Analyzing the Current State of Neural Network Pruning
The paper "What is the State of Neural Network Pruning?" by Davis Blalock, Jose Javier Gonzalez Ortiz, Jonathan Frankle, and John Guttag undertakes a comprehensive review of neural network pruning literature to assess its current state. The paper examines methodologies from 81 research contributions to identify prevailing practices, limitations, and insights into the effectiveness of pruning techniques. This essay aims to summarize the paper's key findings, evaluate its methodological contributions, and discuss its implications for future AI research.
Key Contributions
The paper makes several notable contributions:
- Comprehensive Meta-Analysis: It compiles and analyzes data from 81 pruning papers, offering a broad perspective on the field.
- Identification of Issues: It systematically identifies the lack of standardized benchmarks, common experimental practices, and consistent methodologies as significant barriers to progress in the field.
- ShrinkBench: It introduces ShrinkBench, an open-source framework designed to standardize the evaluation of pruning methods.
Findings and Observations
Efficacy of Pruning
The paper establishes several consistent findings:
- Magnitude-based pruning significantly compresses networks without reducing their accuracy.
- Sparse models generally outperform dense ones when matched for parameter count.
- Pruned models can sometimes achieve higher accuracy than their unpruned counterparts, especially at modest levels of compression.
Experimental Inconsistencies
A central theme in the paper is the fragmentation in experimental practices:
- Dataset and Architecture Fragmentation: Among the 81 papers analyzed, there were 49 different datasets and 132 different architectures used. No dataset-architecture pair was used in more than a third of the studies, complicating direct comparisons.
- Metrics Variability: The metrics for evaluating pruning methods vary widely. The most common metrics, such as parameter reduction and FLOPs, are used inconsistently, making cross-paper comparisons challenging.

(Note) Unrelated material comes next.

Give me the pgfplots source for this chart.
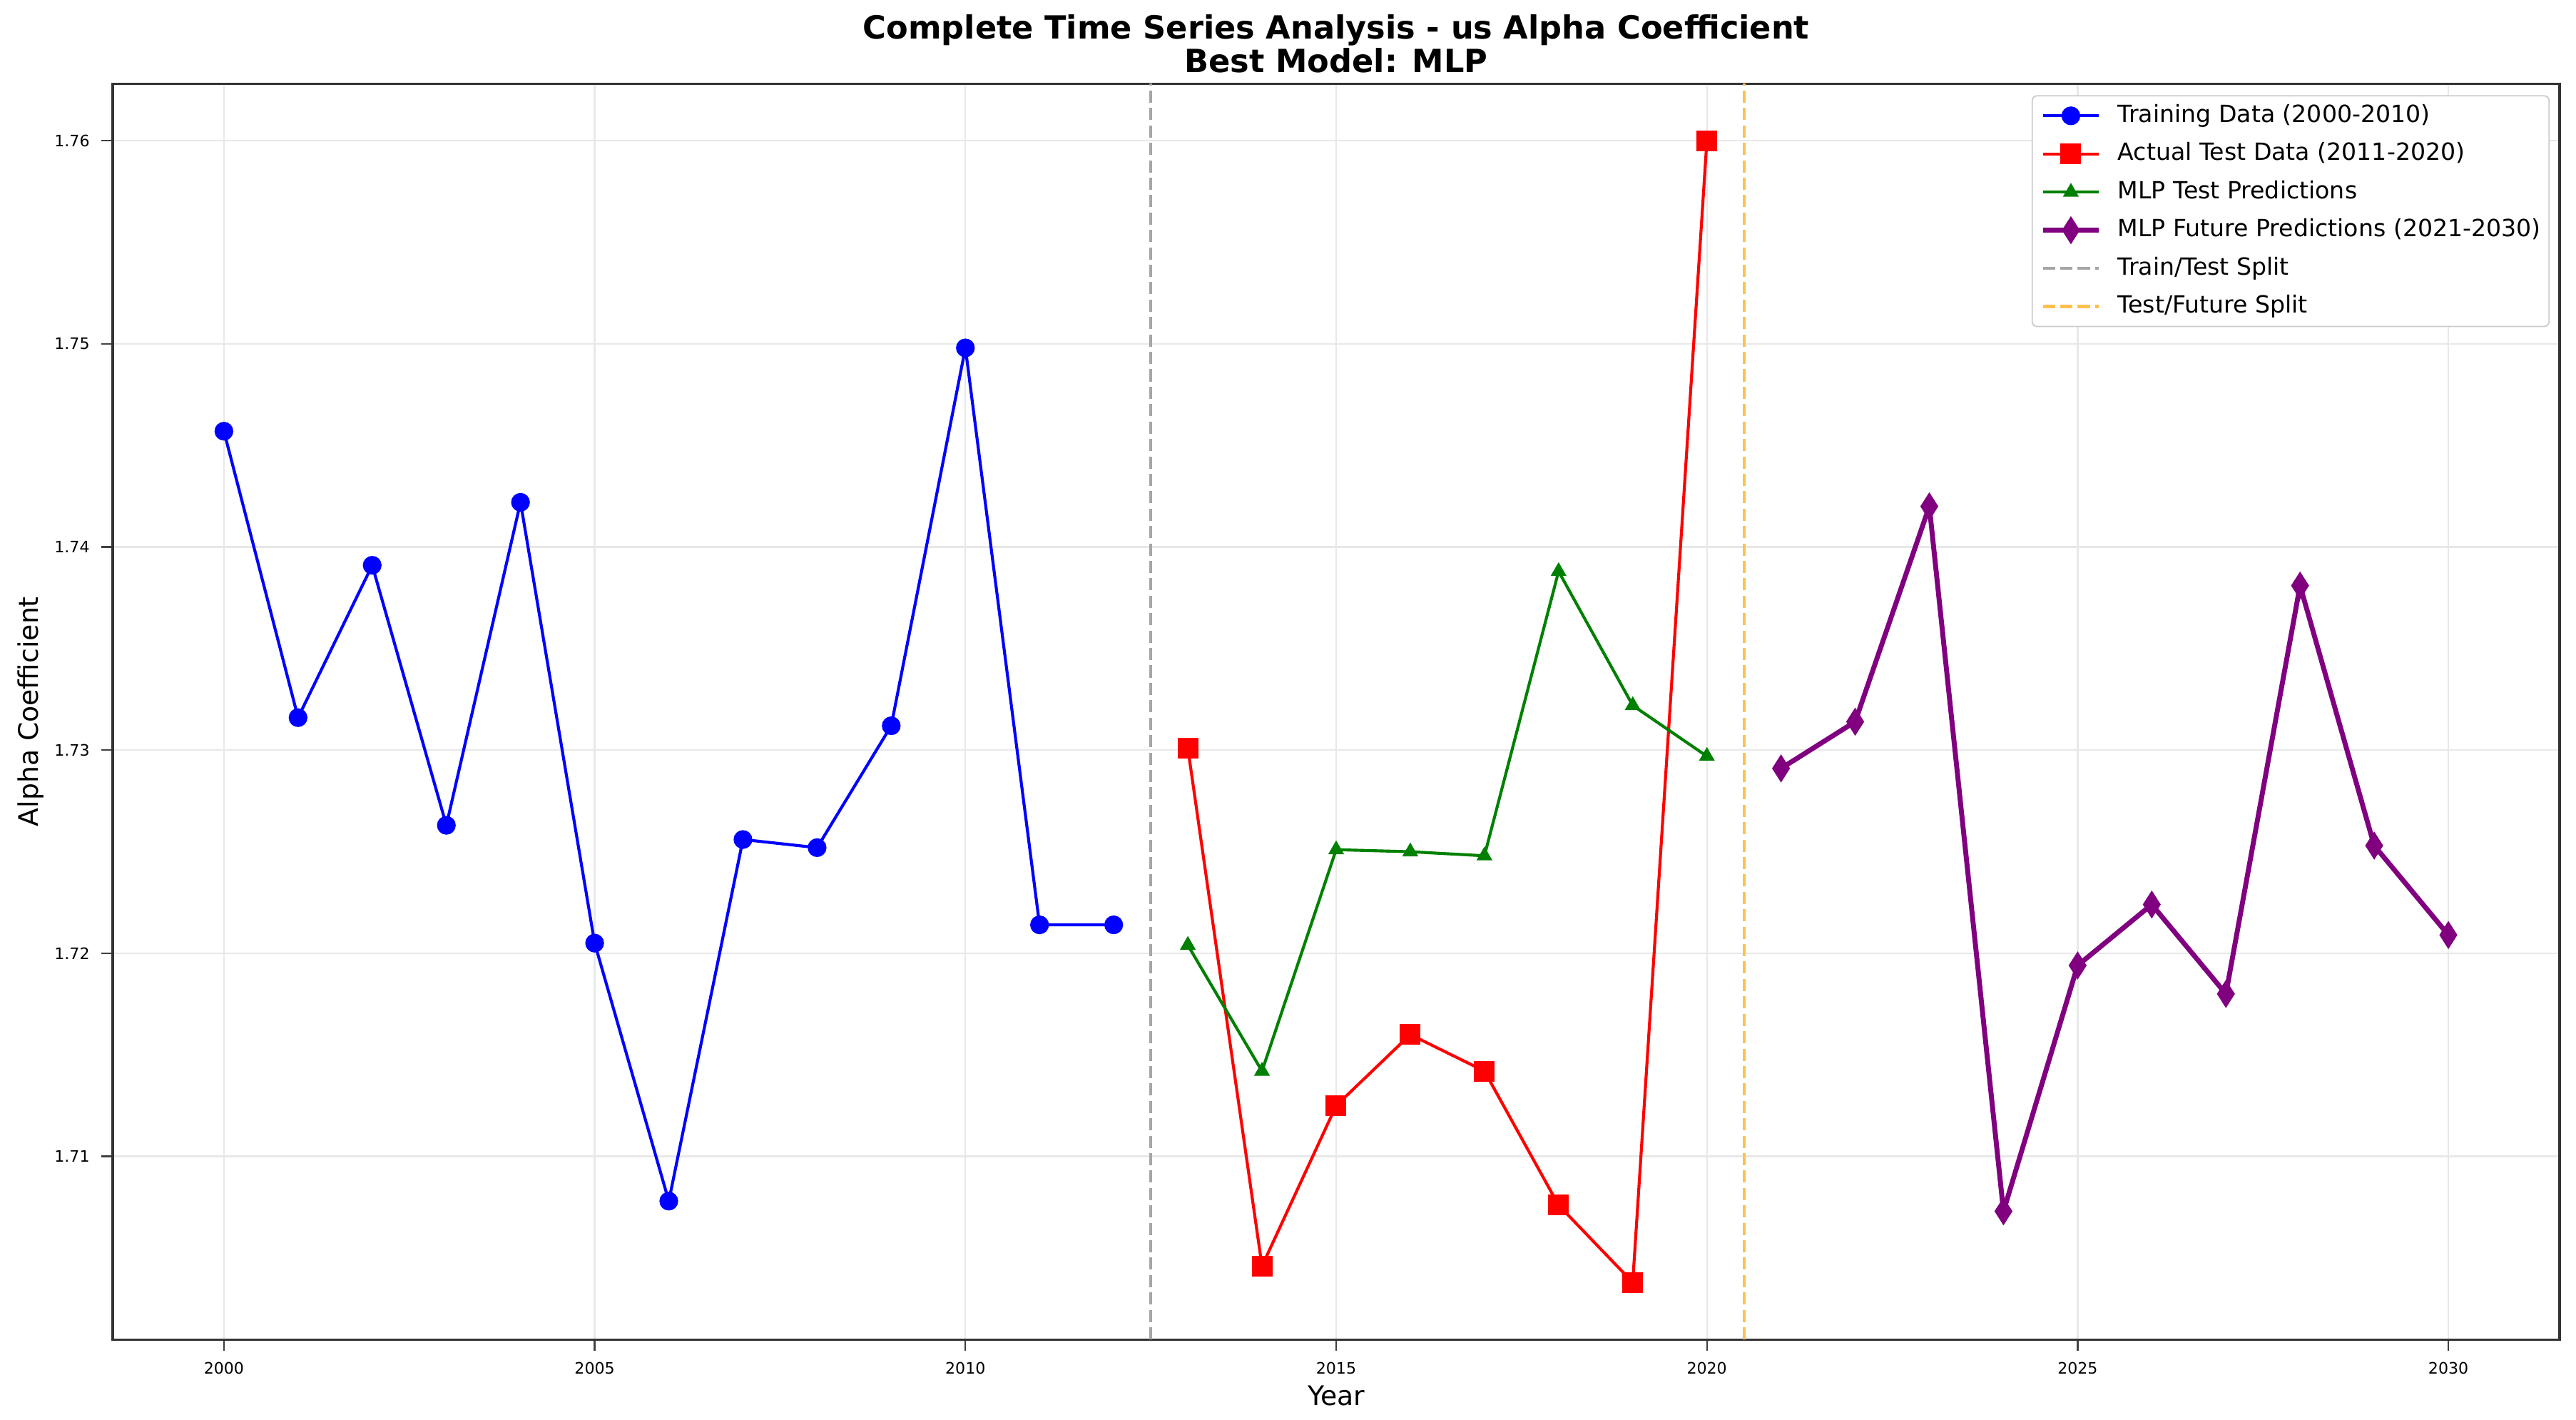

- Comparison Deficiencies: Few papers compare directly to existing methods. Many modern methods fail to establish their superiority by not comparing against pre-existing pruning techniques comprehensively, including earlier methods from the 1990s.
Confounding Variables
The paper highlights several confounding factors impacting the evaluation of pruning methods:
- Differences in model architectures, hyperparameters, and training regimes.
- Lack of consistency in initial model states (weights) before pruning, leading to unreliable comparisons.

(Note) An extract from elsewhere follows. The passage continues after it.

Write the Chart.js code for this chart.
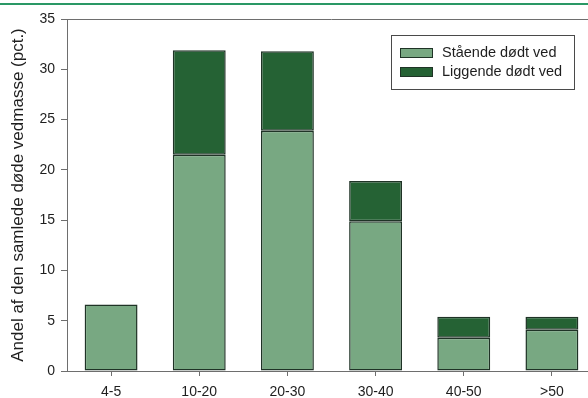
<!DOCTYPE html>
<html>
<head>
<meta charset="utf-8">
<script src="https://cdn.jsdelivr.net/npm/chart.js@4"></script>
<style>
  html, body { margin: 0; padding: 0; overflow: hidden; background: #fff; }
  canvas { display: block; }
</style>
</head>
<body>
<canvas id="chart" width="620" height="398"></canvas>
<script>
// data
const categories = ['4-5', '10-20', '20-30', '30-40', '40-50', '>50'];
const standing = [6.6, 21.5, 23.9, 14.9, 3.3, 4.1];
const lying = [0, 10.4, 7.9, 4.0, 2.1, 1.3];
const seriesNames = ['Stående dødt ved', 'Liggende dødt ved'];
const yTicks = [0, 5, 10, 15, 20, 25, 30, 35];

const lightGreen = '#78a882';
const darkGreen = '#256234';
const edge = '#1f3326';
const axisGray = '#6e6e6e';
const font = "'Liberation Sans', Arial, sans-serif";

// top green rule, plot frame top line, boxed legend
const decor = {
    id: 'decor',
    afterDraw(chart) {
        const ctx = chart.ctx;
        const area = chart.chartArea;
        ctx.save();
        ctx.fillStyle = '#2a9865';
        ctx.fillRect(0, 3, chart.width, 2);

        ctx.strokeStyle = axisGray;
        ctx.lineWidth = 1;
        ctx.beginPath();
        ctx.moveTo(area.left, area.top + 0.5);
        ctx.lineTo(area.right, area.top + 0.5);
        ctx.stroke();

        // legend
        ctx.fillStyle = '#fff';
        ctx.fillRect(391, 35, 183, 54);
        ctx.strokeStyle = '#4a4a4a';
        ctx.strokeRect(391.5, 35.5, 183, 54);
        ctx.font = '14.5px ' + font;
        ctx.textBaseline = 'middle';
        chart.data.datasets.forEach((ds, i) => {
            const y = 53 + i * 19;
            ctx.fillStyle = ds.backgroundColor;
            ctx.fillRect(400, y - 5, 33, 10);
            ctx.strokeStyle = edge;
            ctx.strokeRect(400.5, y - 4.5, 32, 9);
            ctx.fillStyle = '#1e1e1e';
            ctx.fillText(ds.label, 442, y);
        });
        ctx.restore();
    }
};

const ctx = document.getElementById('chart').getContext('2d');
new Chart(ctx, {
    type: 'bar',
    data: {
        labels: categories,
        datasets: [{
            label: seriesNames[0],
            data: standing,
            backgroundColor: lightGreen,
            borderColor: edge,
            borderWidth: 1.5,
            borderSkipped: false
        }, {
            label: seriesNames[1],
            data: lying,
            backgroundColor: darkGreen,
            borderColor: edge,
            borderWidth: 1.5,
            borderSkipped: false
        }]
    },
    options: {
        responsive: false,
        animation: false,
        layout: { padding: { top: 19, right: 24, left: 0, bottom: 0 } },
        categoryPercentage: 1,
        barPercentage: 0.6,
        plugins: {
            legend: { display: false },
            tooltip: { enabled: false }
        },
        scales: {
            x: {
                stacked: true,
                afterFit: s => { s.height = 27; },
                grid: { drawOnChartArea: false, offset: false, tickLength: 5, color: axisGray },
                border: { color: axisGray },
                ticks: { color: '#1e1e1e', font: { family: font, size: 14 }, padding: 8 }
            },
            y: {
                stacked: true,
                min: 0,
                max: 35,
                afterFit: s => { s.width = 67; },
                afterBuildTicks: s => { s.ticks = yTicks.map(v => ({ value: v })); },
                grid: { drawOnChartArea: false, tickLength: 6, color: axisGray },
                border: { color: axisGray },
                ticks: { color: '#1e1e1e', font: { family: font, size: 14 }, padding: 6 },
                title: {
                    display: true,
                    text: 'Andel af den samlede døde vedmasse (pct.)',
                    color: '#1e1e1e',
                    font: { family: font, size: 17 },
                    padding: { top: 8, bottom: 0 }
                }
            }
        }
    },
    plugins: [decor]
});
</script>
</body>
</html>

- Variations in the libraries, data loaders, and computational environments used across studies.
ShrinkBench: Addressing Standardization
ShrinkBench is introduced as a standardized framework for evaluating pruning methods. It emphasizes reproducibility and comparability by providing:
- Consistent initial model states and hyperparameters.

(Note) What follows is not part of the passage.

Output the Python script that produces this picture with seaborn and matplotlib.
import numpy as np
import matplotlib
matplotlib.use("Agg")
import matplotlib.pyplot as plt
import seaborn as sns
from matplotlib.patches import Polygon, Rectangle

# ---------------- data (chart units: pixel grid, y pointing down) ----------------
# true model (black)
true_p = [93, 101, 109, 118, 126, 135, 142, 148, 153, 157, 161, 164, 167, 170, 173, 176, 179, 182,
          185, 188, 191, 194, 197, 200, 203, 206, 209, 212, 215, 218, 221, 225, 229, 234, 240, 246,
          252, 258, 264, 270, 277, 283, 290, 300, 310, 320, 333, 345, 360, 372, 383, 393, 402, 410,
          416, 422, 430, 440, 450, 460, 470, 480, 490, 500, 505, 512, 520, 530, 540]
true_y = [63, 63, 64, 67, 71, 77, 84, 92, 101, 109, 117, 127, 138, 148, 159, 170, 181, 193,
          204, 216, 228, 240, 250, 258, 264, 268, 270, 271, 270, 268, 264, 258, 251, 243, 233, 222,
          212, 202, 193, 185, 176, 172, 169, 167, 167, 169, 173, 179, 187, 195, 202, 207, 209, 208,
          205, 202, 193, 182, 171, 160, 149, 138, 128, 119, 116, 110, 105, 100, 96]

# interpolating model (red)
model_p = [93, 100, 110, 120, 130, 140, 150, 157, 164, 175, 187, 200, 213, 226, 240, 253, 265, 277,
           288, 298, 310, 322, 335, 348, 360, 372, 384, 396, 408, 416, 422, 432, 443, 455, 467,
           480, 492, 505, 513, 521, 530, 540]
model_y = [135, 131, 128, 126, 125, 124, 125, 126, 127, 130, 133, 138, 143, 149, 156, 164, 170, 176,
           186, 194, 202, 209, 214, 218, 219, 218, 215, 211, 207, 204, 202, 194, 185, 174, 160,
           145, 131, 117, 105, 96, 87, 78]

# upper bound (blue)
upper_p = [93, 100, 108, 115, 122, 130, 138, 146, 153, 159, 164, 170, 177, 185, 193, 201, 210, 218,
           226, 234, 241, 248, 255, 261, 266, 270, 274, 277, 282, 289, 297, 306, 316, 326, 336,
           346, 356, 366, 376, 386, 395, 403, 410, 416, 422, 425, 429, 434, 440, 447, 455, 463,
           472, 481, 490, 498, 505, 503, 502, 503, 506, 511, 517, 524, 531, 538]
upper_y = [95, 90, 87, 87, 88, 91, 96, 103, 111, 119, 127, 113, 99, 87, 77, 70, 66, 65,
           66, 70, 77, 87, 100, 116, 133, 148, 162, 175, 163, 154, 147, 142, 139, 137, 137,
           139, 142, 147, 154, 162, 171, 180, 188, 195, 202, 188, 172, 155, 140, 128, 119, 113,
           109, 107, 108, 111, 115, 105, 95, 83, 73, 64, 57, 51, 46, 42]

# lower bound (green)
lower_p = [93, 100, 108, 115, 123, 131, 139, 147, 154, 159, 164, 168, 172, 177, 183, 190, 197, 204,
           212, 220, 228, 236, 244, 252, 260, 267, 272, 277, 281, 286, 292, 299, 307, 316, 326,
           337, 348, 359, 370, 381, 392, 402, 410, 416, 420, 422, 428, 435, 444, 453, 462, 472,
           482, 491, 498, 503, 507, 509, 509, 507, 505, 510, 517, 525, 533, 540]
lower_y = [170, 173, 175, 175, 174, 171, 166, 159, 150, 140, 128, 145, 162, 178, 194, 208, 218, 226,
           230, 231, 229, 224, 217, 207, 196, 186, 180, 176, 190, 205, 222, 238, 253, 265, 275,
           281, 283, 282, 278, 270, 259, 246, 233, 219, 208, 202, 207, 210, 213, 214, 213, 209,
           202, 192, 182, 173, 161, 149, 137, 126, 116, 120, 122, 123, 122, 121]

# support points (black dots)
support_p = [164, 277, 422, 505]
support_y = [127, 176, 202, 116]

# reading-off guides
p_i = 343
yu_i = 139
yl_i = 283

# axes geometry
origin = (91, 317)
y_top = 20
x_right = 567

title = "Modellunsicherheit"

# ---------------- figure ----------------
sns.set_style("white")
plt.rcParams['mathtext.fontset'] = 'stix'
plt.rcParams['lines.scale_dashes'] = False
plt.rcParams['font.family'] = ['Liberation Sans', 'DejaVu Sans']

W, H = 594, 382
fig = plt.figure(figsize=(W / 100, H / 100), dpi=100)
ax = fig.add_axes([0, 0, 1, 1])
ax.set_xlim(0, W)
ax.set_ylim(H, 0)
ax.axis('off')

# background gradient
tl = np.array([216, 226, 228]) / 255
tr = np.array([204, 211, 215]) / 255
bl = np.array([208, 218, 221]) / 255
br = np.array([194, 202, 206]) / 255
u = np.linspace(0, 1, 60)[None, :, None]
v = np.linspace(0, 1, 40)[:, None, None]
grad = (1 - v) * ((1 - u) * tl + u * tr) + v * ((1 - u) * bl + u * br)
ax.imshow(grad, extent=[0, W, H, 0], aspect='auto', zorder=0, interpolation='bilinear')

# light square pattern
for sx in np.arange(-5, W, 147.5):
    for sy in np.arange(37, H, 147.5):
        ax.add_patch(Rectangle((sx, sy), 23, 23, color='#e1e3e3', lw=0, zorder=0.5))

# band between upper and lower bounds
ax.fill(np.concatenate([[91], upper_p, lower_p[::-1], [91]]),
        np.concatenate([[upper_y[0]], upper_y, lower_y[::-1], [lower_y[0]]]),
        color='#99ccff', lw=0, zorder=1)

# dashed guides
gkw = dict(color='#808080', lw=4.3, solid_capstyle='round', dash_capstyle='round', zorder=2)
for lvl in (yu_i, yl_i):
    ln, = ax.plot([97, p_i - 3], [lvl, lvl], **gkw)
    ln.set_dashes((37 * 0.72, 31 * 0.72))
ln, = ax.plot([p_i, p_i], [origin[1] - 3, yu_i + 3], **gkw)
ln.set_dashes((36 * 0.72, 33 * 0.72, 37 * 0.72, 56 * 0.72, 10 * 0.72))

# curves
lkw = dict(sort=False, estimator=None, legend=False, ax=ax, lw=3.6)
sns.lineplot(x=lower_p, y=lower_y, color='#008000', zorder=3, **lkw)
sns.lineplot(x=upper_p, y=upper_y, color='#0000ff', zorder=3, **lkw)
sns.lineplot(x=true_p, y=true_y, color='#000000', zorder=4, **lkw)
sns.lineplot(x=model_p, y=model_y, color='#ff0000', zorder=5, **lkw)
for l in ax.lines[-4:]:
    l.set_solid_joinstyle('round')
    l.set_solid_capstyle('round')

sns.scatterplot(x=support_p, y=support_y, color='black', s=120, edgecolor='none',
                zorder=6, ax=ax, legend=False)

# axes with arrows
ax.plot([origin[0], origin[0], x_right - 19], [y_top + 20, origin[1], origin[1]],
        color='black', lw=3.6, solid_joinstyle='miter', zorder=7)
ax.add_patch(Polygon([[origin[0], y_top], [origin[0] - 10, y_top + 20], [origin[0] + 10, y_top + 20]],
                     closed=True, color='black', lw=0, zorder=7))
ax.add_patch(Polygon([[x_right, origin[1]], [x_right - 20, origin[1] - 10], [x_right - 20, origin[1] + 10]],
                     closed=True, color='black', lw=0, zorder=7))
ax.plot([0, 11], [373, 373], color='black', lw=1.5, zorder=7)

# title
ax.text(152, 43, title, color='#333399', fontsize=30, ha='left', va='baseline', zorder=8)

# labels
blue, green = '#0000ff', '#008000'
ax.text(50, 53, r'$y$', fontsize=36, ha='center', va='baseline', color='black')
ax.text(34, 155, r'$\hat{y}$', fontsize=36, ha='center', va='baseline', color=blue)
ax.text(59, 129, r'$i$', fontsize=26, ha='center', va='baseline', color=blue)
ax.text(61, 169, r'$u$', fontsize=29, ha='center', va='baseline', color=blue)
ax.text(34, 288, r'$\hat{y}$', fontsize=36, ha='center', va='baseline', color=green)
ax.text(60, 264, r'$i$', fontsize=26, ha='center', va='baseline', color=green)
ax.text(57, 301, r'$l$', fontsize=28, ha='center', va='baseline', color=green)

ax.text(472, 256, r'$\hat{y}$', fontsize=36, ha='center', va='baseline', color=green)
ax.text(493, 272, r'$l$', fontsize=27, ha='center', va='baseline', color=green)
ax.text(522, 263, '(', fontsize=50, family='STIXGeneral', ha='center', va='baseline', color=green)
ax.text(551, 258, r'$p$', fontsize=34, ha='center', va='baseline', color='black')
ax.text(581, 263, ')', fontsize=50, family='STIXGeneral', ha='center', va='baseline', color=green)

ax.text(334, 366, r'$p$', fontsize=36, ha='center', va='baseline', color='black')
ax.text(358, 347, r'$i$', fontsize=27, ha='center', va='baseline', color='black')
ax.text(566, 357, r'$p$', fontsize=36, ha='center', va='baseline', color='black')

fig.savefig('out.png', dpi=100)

- Uniform evaluation metrics across multiple datasets and architectures.
- Detailed and reproducible experiment setups.
ShrinkBench's results illustrate the importance of standardized methodologies. For example, the paper shows that different pruning strategies (e.g., magnitude vs. gradient-based pruning) yield different trade-offs in accuracy and compression, depending on the dataset and architecture used.
Implications and Future Directions
The paper argues that without standardized benchmarks, meaningful progress in pruning research is hindered. The lack of direct and controlled comparisons means current claims of methodological advancements are often unsubstantiated. Key implications include:
- Development of Standardized Benchmarks: The introduction and adoption of tools like ShrinkBench can provide a foundation for comparing pruning methods robustly.
- Rigorous Comparison Practices: Future research should implement consistent controls and compare against a broad spectrum of existing methods.
- Detailed Reporting: Researchers should publish detailed experimental setups, including hyperparameters, library versions, and random seed initialization.
Conclusion
The paper by Blalock et al. represents an effort to synthesize the fragmented field of neural network pruning and address inconsistencies through the introduction of ShrinkBench. The key takeaway is the need for standardized benchmarks, comprehensive comparisons, and rigorous reporting to advance the understanding and development of efficient pruning techniques. As the field progresses, adherence to these practices will be crucial in developing robust, scalable, and efficient neural networks.